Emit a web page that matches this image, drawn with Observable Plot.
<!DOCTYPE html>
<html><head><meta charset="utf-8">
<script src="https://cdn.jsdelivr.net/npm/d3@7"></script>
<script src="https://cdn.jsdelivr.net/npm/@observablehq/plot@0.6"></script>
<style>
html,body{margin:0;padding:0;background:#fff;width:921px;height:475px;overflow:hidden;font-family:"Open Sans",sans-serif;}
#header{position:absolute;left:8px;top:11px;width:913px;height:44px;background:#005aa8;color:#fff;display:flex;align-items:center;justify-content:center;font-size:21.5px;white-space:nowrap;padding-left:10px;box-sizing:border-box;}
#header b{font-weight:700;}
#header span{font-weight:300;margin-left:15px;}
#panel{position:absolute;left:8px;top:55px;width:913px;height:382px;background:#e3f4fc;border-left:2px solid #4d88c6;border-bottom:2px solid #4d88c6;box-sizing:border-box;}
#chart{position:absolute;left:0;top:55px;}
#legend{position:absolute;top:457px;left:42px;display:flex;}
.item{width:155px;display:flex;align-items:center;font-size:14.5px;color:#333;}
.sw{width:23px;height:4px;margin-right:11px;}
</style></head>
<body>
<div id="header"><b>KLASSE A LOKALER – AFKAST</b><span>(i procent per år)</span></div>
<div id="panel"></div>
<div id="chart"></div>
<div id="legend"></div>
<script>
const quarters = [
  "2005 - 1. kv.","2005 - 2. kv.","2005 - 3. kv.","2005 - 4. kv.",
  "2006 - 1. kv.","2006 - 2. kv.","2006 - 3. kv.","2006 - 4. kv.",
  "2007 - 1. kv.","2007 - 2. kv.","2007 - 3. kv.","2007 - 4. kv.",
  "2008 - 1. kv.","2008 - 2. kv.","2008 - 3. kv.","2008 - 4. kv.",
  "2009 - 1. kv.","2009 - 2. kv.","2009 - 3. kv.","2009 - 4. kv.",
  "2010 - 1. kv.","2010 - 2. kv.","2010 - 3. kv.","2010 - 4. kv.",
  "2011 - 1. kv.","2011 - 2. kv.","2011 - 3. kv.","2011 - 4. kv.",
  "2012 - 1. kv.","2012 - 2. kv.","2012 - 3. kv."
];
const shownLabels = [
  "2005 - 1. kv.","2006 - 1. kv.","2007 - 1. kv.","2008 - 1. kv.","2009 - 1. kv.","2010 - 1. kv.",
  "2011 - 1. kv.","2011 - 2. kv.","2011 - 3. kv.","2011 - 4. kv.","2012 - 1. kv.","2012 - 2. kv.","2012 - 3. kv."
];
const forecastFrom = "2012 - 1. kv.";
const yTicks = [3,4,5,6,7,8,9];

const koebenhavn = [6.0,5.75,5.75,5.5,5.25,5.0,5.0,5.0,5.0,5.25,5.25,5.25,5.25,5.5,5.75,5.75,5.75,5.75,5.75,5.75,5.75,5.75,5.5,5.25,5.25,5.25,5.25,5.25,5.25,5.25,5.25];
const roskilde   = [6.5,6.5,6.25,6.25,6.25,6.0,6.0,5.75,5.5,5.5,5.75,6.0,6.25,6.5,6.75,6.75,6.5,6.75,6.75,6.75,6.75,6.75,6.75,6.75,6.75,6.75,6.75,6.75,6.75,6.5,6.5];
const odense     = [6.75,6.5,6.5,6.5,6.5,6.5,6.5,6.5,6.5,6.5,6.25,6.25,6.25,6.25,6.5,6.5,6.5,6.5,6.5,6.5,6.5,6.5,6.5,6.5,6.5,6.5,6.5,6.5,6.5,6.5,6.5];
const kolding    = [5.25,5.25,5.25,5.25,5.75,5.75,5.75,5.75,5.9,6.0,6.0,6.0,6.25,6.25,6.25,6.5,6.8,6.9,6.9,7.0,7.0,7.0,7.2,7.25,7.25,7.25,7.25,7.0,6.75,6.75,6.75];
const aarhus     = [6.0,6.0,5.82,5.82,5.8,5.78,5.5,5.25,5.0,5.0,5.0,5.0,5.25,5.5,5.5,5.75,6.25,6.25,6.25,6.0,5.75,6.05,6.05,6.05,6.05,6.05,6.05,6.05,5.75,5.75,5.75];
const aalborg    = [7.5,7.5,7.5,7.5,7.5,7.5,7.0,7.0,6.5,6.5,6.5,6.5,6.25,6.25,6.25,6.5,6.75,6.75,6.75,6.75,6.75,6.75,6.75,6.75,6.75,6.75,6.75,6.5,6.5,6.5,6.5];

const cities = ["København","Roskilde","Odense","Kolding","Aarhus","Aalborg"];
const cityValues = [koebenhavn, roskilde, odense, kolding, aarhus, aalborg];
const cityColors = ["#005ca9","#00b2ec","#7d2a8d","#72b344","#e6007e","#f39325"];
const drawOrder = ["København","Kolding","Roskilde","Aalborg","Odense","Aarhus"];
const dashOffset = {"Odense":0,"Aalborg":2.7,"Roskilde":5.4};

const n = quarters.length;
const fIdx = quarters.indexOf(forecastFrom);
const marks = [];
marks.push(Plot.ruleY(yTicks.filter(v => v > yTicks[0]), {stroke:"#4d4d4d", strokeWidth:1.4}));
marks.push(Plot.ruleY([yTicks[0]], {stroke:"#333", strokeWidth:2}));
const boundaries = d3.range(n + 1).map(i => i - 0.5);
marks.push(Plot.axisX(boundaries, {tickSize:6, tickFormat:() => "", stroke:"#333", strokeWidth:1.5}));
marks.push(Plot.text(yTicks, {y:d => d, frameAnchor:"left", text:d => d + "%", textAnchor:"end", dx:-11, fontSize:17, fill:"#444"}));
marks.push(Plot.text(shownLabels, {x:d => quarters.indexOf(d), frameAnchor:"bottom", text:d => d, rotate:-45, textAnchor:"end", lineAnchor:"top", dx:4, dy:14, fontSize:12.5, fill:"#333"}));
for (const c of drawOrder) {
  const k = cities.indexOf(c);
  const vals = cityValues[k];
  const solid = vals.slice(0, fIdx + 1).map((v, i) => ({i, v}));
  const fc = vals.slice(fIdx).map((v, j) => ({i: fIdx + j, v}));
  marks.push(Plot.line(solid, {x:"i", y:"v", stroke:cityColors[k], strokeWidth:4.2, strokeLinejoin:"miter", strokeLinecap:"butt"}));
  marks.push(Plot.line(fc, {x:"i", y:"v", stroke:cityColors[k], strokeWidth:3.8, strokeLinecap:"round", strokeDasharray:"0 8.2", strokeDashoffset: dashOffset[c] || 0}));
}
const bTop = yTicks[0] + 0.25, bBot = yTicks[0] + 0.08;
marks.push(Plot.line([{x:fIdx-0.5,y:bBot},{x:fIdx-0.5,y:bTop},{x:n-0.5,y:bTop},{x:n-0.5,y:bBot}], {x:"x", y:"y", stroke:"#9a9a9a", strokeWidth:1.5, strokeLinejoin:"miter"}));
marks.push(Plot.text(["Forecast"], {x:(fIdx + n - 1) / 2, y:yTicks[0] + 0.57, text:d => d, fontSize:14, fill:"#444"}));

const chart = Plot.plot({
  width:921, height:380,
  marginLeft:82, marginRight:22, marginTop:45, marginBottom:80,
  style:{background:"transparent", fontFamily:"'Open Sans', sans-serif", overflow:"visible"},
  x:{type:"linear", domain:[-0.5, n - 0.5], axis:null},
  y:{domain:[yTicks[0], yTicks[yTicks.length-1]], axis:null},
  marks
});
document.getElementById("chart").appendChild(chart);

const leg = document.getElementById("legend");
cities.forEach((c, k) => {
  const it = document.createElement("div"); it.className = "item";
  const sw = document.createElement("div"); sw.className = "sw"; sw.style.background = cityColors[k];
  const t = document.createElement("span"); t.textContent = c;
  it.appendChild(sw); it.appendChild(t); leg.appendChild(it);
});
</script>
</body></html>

+ + +

WHAT IS NEEDED:
Emit the full listing verbatim.

OUTPUT OF THE TASK:
Emit a web page that matches this image, drawn with Observable Plot.
<!DOCTYPE html>
<html><head><meta charset="utf-8">
<script src="https://cdn.jsdelivr.net/npm/d3@7"></script>
<script src="https://cdn.jsdelivr.net/npm/@observablehq/plot@0.6"></script>
<style>
html,body{margin:0;padding:0;background:#fff;width:921px;height:475px;overflow:hidden;font-family:"Open Sans",sans-serif;}
#header{position:absolute;left:8px;top:11px;width:913px;height:44px;background:#005aa8;color:#fff;display:flex;align-items:center;justify-content:center;font-size:21.5px;white-space:nowrap;padding-left:10px;box-sizing:border-box;}
#header b{font-weight:700;}
#header span{font-weight:300;margin-left:15px;}
#panel{position:absolute;left:8px;top:55px;width:913px;height:382px;background:#e3f4fc;border-left:2px solid #4d88c6;border-bottom:2px solid #4d88c6;box-sizing:border-box;}
#chart{position:absolute;left:0;top:55px;}
#legend{position:absolute;top:457px;left:42px;display:flex;}
.item{width:155px;display:flex;align-items:center;font-size:14.5px;color:#333;}
.sw{width:23px;height:4px;margin-right:11px;}
</style></head>
<body>
<div id="header"><b>KLASSE A LOKALER – AFKAST</b><span>(i procent per år)</span></div>
<div id="panel"></div>
<div id="chart"></div>
<div id="legend"></div>
<script>
const quarters = [
  "2005 - 1. kv.","2005 - 2. kv.","2005 - 3. kv.","2005 - 4. kv.",
  "2006 - 1. kv.","2006 - 2. kv.","2006 - 3. kv.","2006 - 4. kv.",
  "2007 - 1. kv.","2007 - 2. kv.","2007 - 3. kv.","2007 - 4. kv.",
  "2008 - 1. kv.","2008 - 2. kv.","2008 - 3. kv.","2008 - 4. kv.",
  "2009 - 1. kv.","2009 - 2. kv.","2009 - 3. kv.","2009 - 4. kv.",
  "2010 - 1. kv.","2010 - 2. kv.","2010 - 3. kv.","2010 - 4. kv.",
  "2011 - 1. kv.","2011 - 2. kv.","2011 - 3. kv.","2011 - 4. kv.",
  "2012 - 1. kv.","2012 - 2. kv.","2012 - 3. kv."
];
const shownLabels = [
  "2005 - 1. kv.","2006 - 1. kv.","2007 - 1. kv.","2008 - 1. kv.","2009 - 1. kv.","2010 - 1. kv.",
  "2011 - 1. kv.","2011 - 2. kv.","2011 - 3. kv.","2011 - 4. kv.","2012 - 1. kv.","2012 - 2. kv.","2012 - 3. kv."
];
const forecastFrom = "2012 - 1. kv.";
const yTicks = [3,4,5,6,7,8,9];

const koebenhavn = [6.0,5.75,5.75,5.5,5.25,5.0,5.0,5.0,5.0,5.25,5.25,5.25,5.25,5.5,5.75,5.75,5.75,5.75,5.75,5.75,5.75,5.75,5.5,5.25,5.25,5.25,5.25,5.25,5.25,5.25,5.25];
const roskilde   = [6.5,6.5,6.25,6.25,6.25,6.0,6.0,5.75,5.5,5.5,5.75,6.0,6.25,6.5,6.75,6.75,6.5,6.75,6.75,6.75,6.75,6.75,6.75,6.75,6.75,6.75,6.75,6.75,6.75,6.5,6.5];
const odense     = [6.75,6.5,6.5,6.5,6.5,6.5,6.5,6.5,6.5,6.5,6.25,6.25,6.25,6.25,6.5,6.5,6.5,6.5,6.5,6.5,6.5,6.5,6.5,6.5,6.5,6.5,6.5,6.5,6.5,6.5,6.5];
const kolding    = [5.25,5.25,5.25,5.25,5.75,5.75,5.75,5.75,5.9,6.0,6.0,6.0,6.25,6.25,6.25,6.5,6.8,6.9,6.9,7.0,7.0,7.0,7.2,7.25,7.25,7.25,7.25,7.0,6.75,6.75,6.75];
const aarhus     = [6.0,6.0,5.82,5.82,5.8,5.78,5.5,5.25,5.0,5.0,5.0,5.0,5.25,5.5,5.5,5.75,6.25,6.25,6.25,6.0,5.75,6.05,6.05,6.05,6.05,6.05,6.05,6.05,5.75,5.75,5.75];
const aalborg    = [7.5,7.5,7.5,7.5,7.5,7.5,7.0,7.0,6.5,6.5,6.5,6.5,6.25,6.25,6.25,6.5,6.75,6.75,6.75,6.75,6.75,6.75,6.75,6.75,6.75,6.75,6.75,6.5,6.5,6.5,6.5];

const cities = ["København","Roskilde","Odense","Kolding","Aarhus","Aalborg"];
const cityValues = [koebenhavn, roskilde, odense, kolding, aarhus, aalborg];
const cityColors = ["#005ca9","#00b2ec","#7d2a8d","#72b344","#e6007e","#f39325"];
const drawOrder = ["København","Kolding","Roskilde","Aalborg","Odense","Aarhus"];
const dashOffset = {"Odense":0,"Aalborg":2.7,"Roskilde":5.4};

const n = quarters.length;
const fIdx = quarters.indexOf(forecastFrom);
const marks = [];
marks.push(Plot.ruleY(yTicks.filter(v => v > yTicks[0]), {stroke:"#4d4d4d", strokeWidth:1.4}));
marks.push(Plot.ruleY([yTicks[0]], {stroke:"#333", strokeWidth:2}));
const boundaries = d3.range(n + 1).map(i => i - 0.5);
marks.push(Plot.axisX(boundaries, {tickSize:6, tickFormat:() => "", stroke:"#333", strokeWidth:1.5}));
marks.push(Plot.text(yTicks, {y:d => d, frameAnchor:"left", text:d => d + "%", textAnchor:"end", dx:-11, fontSize:17, fill:"#444"}));
marks.push(Plot.text(shownLabels, {x:d => quarters.indexOf(d), frameAnchor:"bottom", text:d => d, rotate:-45, textAnchor:"end", lineAnchor:"top", dx:4, dy:14, fontSize:12.5, fill:"#333"}));
for (const c of drawOrder) {
  const k = cities.indexOf(c);
  const vals = cityValues[k];
  const solid = vals.slice(0, fIdx + 1).map((v, i) => ({i, v}));
  const fc = vals.slice(fIdx).map((v, j) => ({i: fIdx + j, v}));
  marks.push(Plot.line(solid, {x:"i", y:"v", stroke:cityColors[k], strokeWidth:4.2, strokeLinejoin:"miter", strokeLinecap:"butt"}));
  marks.push(Plot.line(fc, {x:"i", y:"v", stroke:cityColors[k], strokeWidth:3.8, strokeLinecap:"round", strokeDasharray:"0 8.2", strokeDashoffset: dashOffset[c] || 0}));
}
const bTop = yTicks[0] + 0.25, bBot = yTicks[0] + 0.08;
marks.push(Plot.line([{x:fIdx-0.5,y:bBot},{x:fIdx-0.5,y:bTop},{x:n-0.5,y:bTop},{x:n-0.5,y:bBot}], {x:"x", y:"y", stroke:"#9a9a9a", strokeWidth:1.5, strokeLinejoin:"miter"}));
marks.push(Plot.text(["Forecast"], {x:(fIdx + n - 1) / 2, y:yTicks[0] + 0.57, text:d => d, fontSize:14, fill:"#444"}));

const chart = Plot.plot({
  width:921, height:380,
  marginLeft:82, marginRight:22, marginTop:45, marginBottom:80,
  style:{background:"transparent", fontFamily:"'Open Sans', sans-serif", overflow:"visible"},
  x:{type:"linear", domain:[-0.5, n - 0.5], axis:null},
  y:{domain:[yTicks[0], yTicks[yTicks.length-1]], axis:null},
  marks
});
document.getElementById("chart").appendChild(chart);

const leg = document.getElementById("legend");
cities.forEach((c, k) => {
  const it = document.createElement("div"); it.className = "item";
  const sw = document.createElement("div"); sw.className = "sw"; sw.style.background = cityColors[k];
  const t = document.createElement("span"); t.textContent = c;
  it.appendChild(sw); it.appendChild(t); leg.appendChild(it);
});
</script>
</body></html>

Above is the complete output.